Shrimpers hail India tariff as major win

Shrimpers say President Donald J. Trump's 25% tariff on Indian imports is the biggest win for them yet.
India is the largest exporter of shrimp to the United States, supplying more than 37% of all imported shrimp since 2017 • roughly $2.3 billion worth last year alone. The Southern Shrimp Alliance says the flood of low-cost, farm-raised Indian shrimp has undercut prices at the dock, forcing hundreds of family-run shrimp boats across the Gulf Coast and South Atlantic to stay idle.
“This is a turning point,” said John Williams, executive director of the Southern Shrimp Alliance. “President Trump’s announcement offers a path forward for our industry. It allows shrimpers to get back to work harvesting a wholesome, nutritious product for American families.”
The new 25% duty complements tariffs already in place on shrimp from Indonesia (19%) and Vietnam (20%). Collectively, the three nations accounted for nearly 65% of U.S. shrimp imports in 2024, with India responsible for 38.4%, Indonesia 17.4%, and Vietnam 8.9%. All three are also subject to existing anti-dumping and countervailing duties.
The domestic shrimp industry has long complained that foreign competitors enjoy unfair advantages, pointing to alleged labor abuses, widespread antibiotic use and lax environmental standards. Williams said the new tariffs begin to correct those imbalances while increasing food security and expanding consumer access to U.S.-caught wild shrimp.
“For decades, we’ve made it difficult for our fishermen to operate while foreign suppliers, who aren’t held to the same high standards, enjoyed unfettered access to American consumers,” Williams said. “Most seafood importers, retailers, and restaurants went after the cheapest possible supply they could find, no matter how unethically it was produced.”
In September 2024, a report from the Sustainability Incubator found that while wholesale shrimp prices had plunged to record lows, retail prices remained historically high, suggesting profits have been captured by intermediaries rather than passed on to consumers.

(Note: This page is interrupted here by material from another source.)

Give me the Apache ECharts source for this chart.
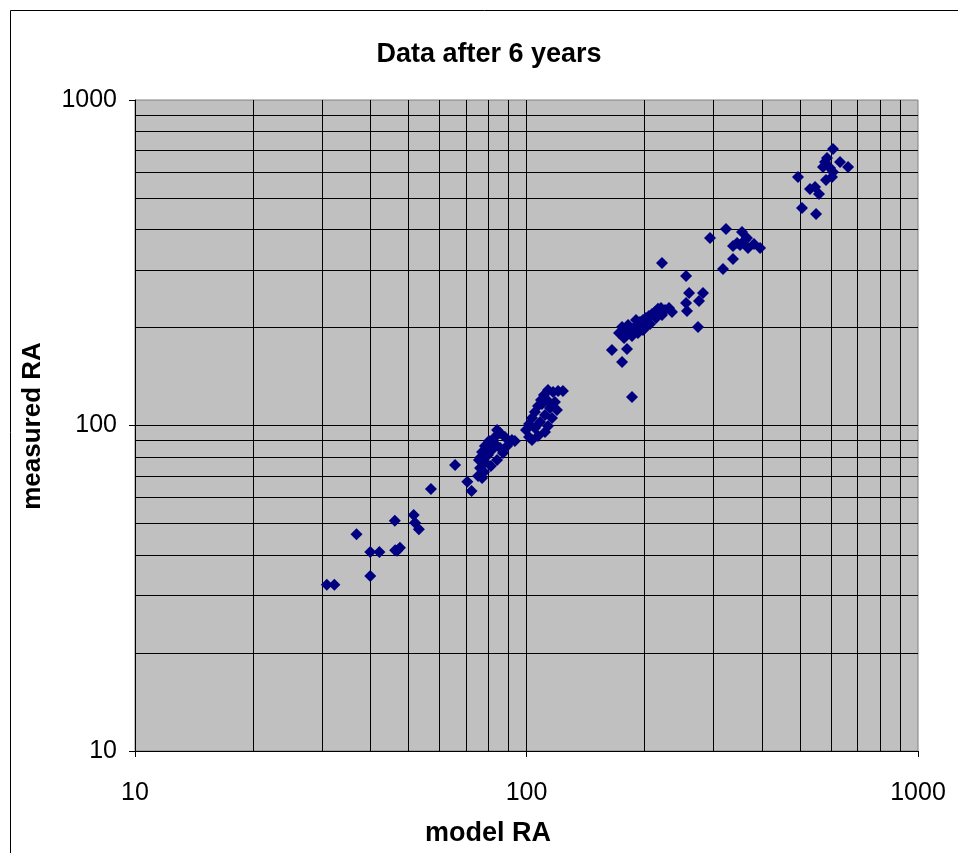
<!DOCTYPE html>
<html><head><meta charset="utf-8">
<script src="https://cdn.jsdelivr.net/npm/echarts@6/dist/echarts.min.js"></script>
<style>html,body{margin:0;padding:0;background:#fff}#c{width:958px;height:853px}</style>
</head><body><div id="c"></div>
<script>
const chartTitle = 'Data after 6 years';
const xTitle = 'model RA';
const yTitle = 'measured RA';

const modelRA = [
  30.9,32.3,36.8,39.9,42.1,39.9,46.1,46.2,47.5,46.7,51.5,51.9,53.1,57.0,65.7,70.6,72.4,
  75.2,76.1,75.6,77.0,78.3,80.2,82.6,84.1,85.6,88.1,91.8,93.4,78.3,79.7,81.6,83.6,85.6,87.1,84.1,81.1,77.9,77.0,76.5,80.2,89.2,
  99.7,101.5,103.3,105.1,107.0,108.9,110.8,113.5,116.9,120.4,123.9,105.1,108.3,111.5,114.8,118.2,113.5,116.2,119.6,111.5,103.3,107.0,101.5,109.5,112.8,
  165.3,175.4,180.6,186.0,172.3,175.4,179.6,183.8,181.7,188.2,191.5,194.9,198.4,201.9,205.5,209.2,212.9,216.7,220.6,225.9,231.2,235.3,186.0,192.6,200.7,206.8,214.2,221.9,177.5,190.4,219.3,198.4,
  221.9,255.6,260.2,282.4,275.8,255.6,257.0,274.2,317.6,336.9,
  294.2,323.3,355.2,345.0,361.5,351.1,368.0,381.2,395.0,336.9,365.8,
  606.6,632.2,662.7,578.7,585.6,571.9,606.6,603.1,582.1,596.1,493.8,529.9,545.8,558.7,505.4,549.0
];
const measuredRA = [
  32.4,32.4,46.3,40.9,40.9,34.5,51.0,41.4,42.1,41.2,53.1,50.3,48.0,63.8,75.6,67.2,62.9,
  70.0,74.0,78.3,82.9,86.5,89.6,91.5,96.9,94.8,92.2,90.3,89.6,77.2,81.2,84.1,87.1,85.3,82.3,78.3,75.1,72.0,69.0,80.0,85.3,86.5,
  96.9,101.1,105.4,110.0,114.8,119.8,124.1,128.6,126.8,127.7,127.7,98.2,102.5,107.7,113.2,118.1,99.7,105.4,111.6,95.5,90.3,92.8,92.2,116.5,119.8,
  170.6,156.7,171.8,122.4,192.4,200.7,196.5,193.8,203.6,199.3,203.6,208.0,211.0,214.0,217.0,220.2,223.3,228.2,229.8,226.5,229.8,223.3,188.4,192.4,199.3,205.0,214.0,218.6,185.7,211.0,221.7,196.5,
  315.7,287.9,255.3,255.3,241.3,237.9,224.9,200.7,302.6,324.8,
  376.7,401.5,393.0,363.6,371.5,358.4,351.0,361.0,351.0,355.9,376.7,
  707.1,644.9,622.6,644.9,663.4,622.6,600.9,580.0,567.8,618.2,580.0,532.9,540.5,514.4,465.8,446.5
];
const gridValues = [20,30,40,50,60,70,80,90,100,200,300,400,500,600,700,800,900];
const axisMin = 10, axisMax = 1000;

const FONT = '"Liberation Sans", Arial, sans-serif';
const points = modelRA.map((x, i) => [x, measuredRA[i]]);
const gridLines = gridValues.map(v => ({ xAxis: v })).concat(gridValues.map(v => ({ yAxis: v })));
const fmt = v => String(Math.round(v));

const chart = echarts.init(document.getElementById('c'), null, { renderer: 'canvas' });
chart.setOption({
  animation: false,
  backgroundColor: '#ffffff',
  grid: {
    left: 135, right: 40, top: 100, bottom: 102,
    show: true, backgroundColor: '#C0C0C0', borderColor: '#808080', borderWidth: 1
  },
  xAxis: {
    type: 'log', logBase: 10, min: axisMin, max: axisMax,
    axisLine: { show: true, lineStyle: { color: '#000', width: 1 } },
    axisTick: { show: true, inside: false, length: 6, lineStyle: { color: '#000' } },
    axisLabel: { show: true, margin: 30, color: '#000', fontSize: 25, fontFamily: FONT, formatter: fmt },
    splitLine: { show: false },
    minorTick: { show: false }
  },
  yAxis: {
    type: 'log', logBase: 10, min: axisMin, max: axisMax,
    axisLine: { show: true, lineStyle: { color: '#000', width: 1 } },
    axisTick: { show: true, inside: false, length: 6, lineStyle: { color: '#000' } },
    axisLabel: { show: true, margin: 18, color: '#000', fontSize: 25, fontFamily: FONT, formatter: fmt },
    splitLine: { show: false },
    minorTick: { show: false }
  },
  series: [
    {
      type: 'line', data: [], z: 1, silent: true,
      markLine: {
        silent: true, symbol: ['none', 'none'], animation: false,
        label: { show: false },
        lineStyle: { color: '#000', width: 1, type: 'solid' },
        emphasis: { disabled: true },
        data: gridLines
      }
    },
    {
      type: 'scatter', z: 5, data: points,
      symbol: 'diamond', symbolSize: 12,
      itemStyle: { color: '#000080', opacity: 1 }
    }
  ],
  graphic: [
    { type: 'rect', shape: { x: 10.5, y: 10.5, width: 1000, height: 1000 }, style: { fill: 'none', stroke: '#000', lineWidth: 1 }, z: 0 },
    { type: 'text', x: 489, y: 55, style: { text: chartTitle, font: 'bold 27px ' + FONT, fill: '#000', textAlign: 'center', textVerticalAlign: 'middle' } },
    { type: 'text', x: 488, y: 834, style: { text: xTitle, font: 'bold 27px ' + FONT, fill: '#000', textAlign: 'center', textVerticalAlign: 'middle' } },
    { type: 'text', x: 33, y: 426, rotation: Math.PI / 2, style: { text: yTitle, font: 'bold 26px ' + FONT, fill: '#000', textAlign: 'center', textVerticalAlign: 'middle' } }
  ]
});
</script>
</body></html>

The Trump administration’s broader seafood strategy includes a trade agreement with Indonesia committing to outlaw the import of goods made with forced labor, bolster labor law enforcement, and combat illegal and unregulated fishing.
The tariff shift also marks a reversal of long-standing U.S. policy that allowed duty-free shrimp imports unless subject to trade enforcement orders. That changed in April, when the administration began imposing reciprocal tariffs across seafood categories.
In May alone, U.S. Customs data showed nearly $24 million in duties collected on raw warmwater shrimp imports • categorized under HTSUS code 0306.17. Overall, the U.S. imported $2.4 billion in seafood that month, on which $150 million in duties were levied, raising the effective duty rate from historic levels of 1–2% to over 6%.
Williams believes these changes might not only help existing shrimpers but spur new investment in domestic production.
“After years of watching friends and neighbors leave the industry, we will start to see new investment in the world’s most sustainable wild-caught warmwater shrimp fishery,” he said.